Note how an immediate finding from this graph is that despite us-east1 and us-east4 each having only 5 GCE VMs, they are each averaging 1.7TB ingress+egress over the sample time period – roughly the same as us-central1 with 31 VMs. This was during a test of the automatic scaling infrastructure that had been customized for our OCR workflow and demonstrated clearly that the system was correctly spinning up additional VMs, but was incorrectly assigning them to OCR tasks rather than montaging tasks. The system was correctly identifying that OCR throughput was far below the assigned setpoint, but was failing to see that the culprit was a sudden transient rise in 429 responses from the API that meant that the setpoint QPS could not be achieved, despite being far below quota level, meaning the VMs should have either been assigned to montaging tasks or spun down until the API error rate subsided. While all of this was captured in the infrastructure management plane logs, it is vastly clearer in this simple graph. Moreover, the significantly lower bandwidth in the us-west regions captures how those regions were being used to experiment with different CPU families to explore price/performance ratios for OCR montaging and clearly indicating that the families being evaluated at that moment were struggling to maintain the same performance as those being used in the us-east regions.

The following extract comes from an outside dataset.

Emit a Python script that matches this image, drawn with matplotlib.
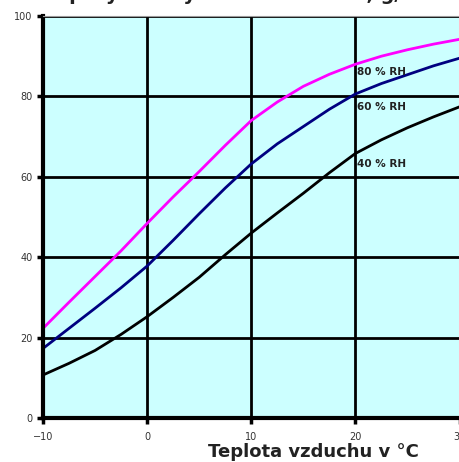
import matplotlib.pyplot as plt
import numpy as np

# air temperature (deg C)
temps = [-10, -7.5, -5, -2.5, 0, 2.5, 5, 7.5, 10, 12.5, 15, 17.5, 20, 22.5, 25, 27.5, 30]
rh80 = [22.3, 28.8, 35.2, 41.6, 48.4, 55.0, 61.3, 67.8, 74.0, 78.6, 82.5, 85.5, 88.0, 90.0, 91.6, 93.0, 94.2]
rh60 = [17.3, 22.3, 27.3, 32.4, 37.8, 44.2, 50.8, 57.2, 63.2, 68.2, 72.5, 76.8, 80.6, 83.2, 85.4, 87.6, 89.5]
rh40 = [10.7, 13.6, 16.8, 20.8, 25.2, 30.0, 35.0, 40.6, 46.0, 51.0, 55.9, 61.0, 65.8, 69.2, 72.2, 74.9, 77.4]

labels = ["80 % RH", "60 % RH", "40 % RH"]
label_y = [86.1, 77.3, 63.3]

fig = plt.figure(figsize=(4.6, 4.62), dpi=100)
ax = fig.add_axes([43 / 460, 1 - 418 / 462, 416.5 / 460, 402 / 462])
ax.set_facecolor("#ccffff")

ax.plot(temps, rh80, color="#ff00ff", lw=2, solid_joinstyle="round")
ax.plot(temps, rh60, color="#000080", lw=2, solid_joinstyle="round")
ax.plot(temps, rh40, color="black", lw=2, solid_joinstyle="round")

for lab, yy in zip(labels, label_y):
    ax.text(20.15, yy, lab, fontsize=7.5, fontweight="bold", va="center", ha="left",
            color="#222222")

ax.set_xlim(-10, 30)
ax.set_ylim(0, 100)
ax.set_xticks([-10, 0, 10, 20, 30])
ax.set_yticks([0, 20, 40, 60, 80, 100])
ax.grid(True, color="black", lw=2)
ax.tick_params(direction="out", length=4, width=2.5, labelsize=7, color="black",
               labelcolor="#333333")
ax.tick_params(axis="x", pad=6)

ax.spines["left"].set_linewidth(3)
ax.spines["bottom"].set_linewidth(3)
ax.spines["top"].set_color("#999999")
ax.spines["top"].set_linewidth(0.8)
ax.spines["right"].set_visible(False)

fig.text(313 / 460, 1 - 452 / 462, "Teplota vzduchu v °C", fontsize=13,
         fontweight="bold", ha="center", va="center", color="#222222")
# title is cut off at the top in the reference, only descenders show
fig.text(178 / 460, 1 + 0.5 / 462, "Obsah vodní páry v nasyceném vzduchu, g/m³",
         fontsize=14, fontweight="bold", ha="center", va="baseline", color="#222222")

fig.savefig("out.png", dpi=100)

Similarly, the graph below shows the same network visualization zoomed to the GCP services portion, showing the connectivity of these VMs with the underlying GCP services (including additional experiments occurring on this cluster relating to speech and translation). In a reflection of just how rich the Cloud Vision AI API's annotations are, the graph shows that even at this early testing stage, the API was returning just over 500MB/s of JSON annotations.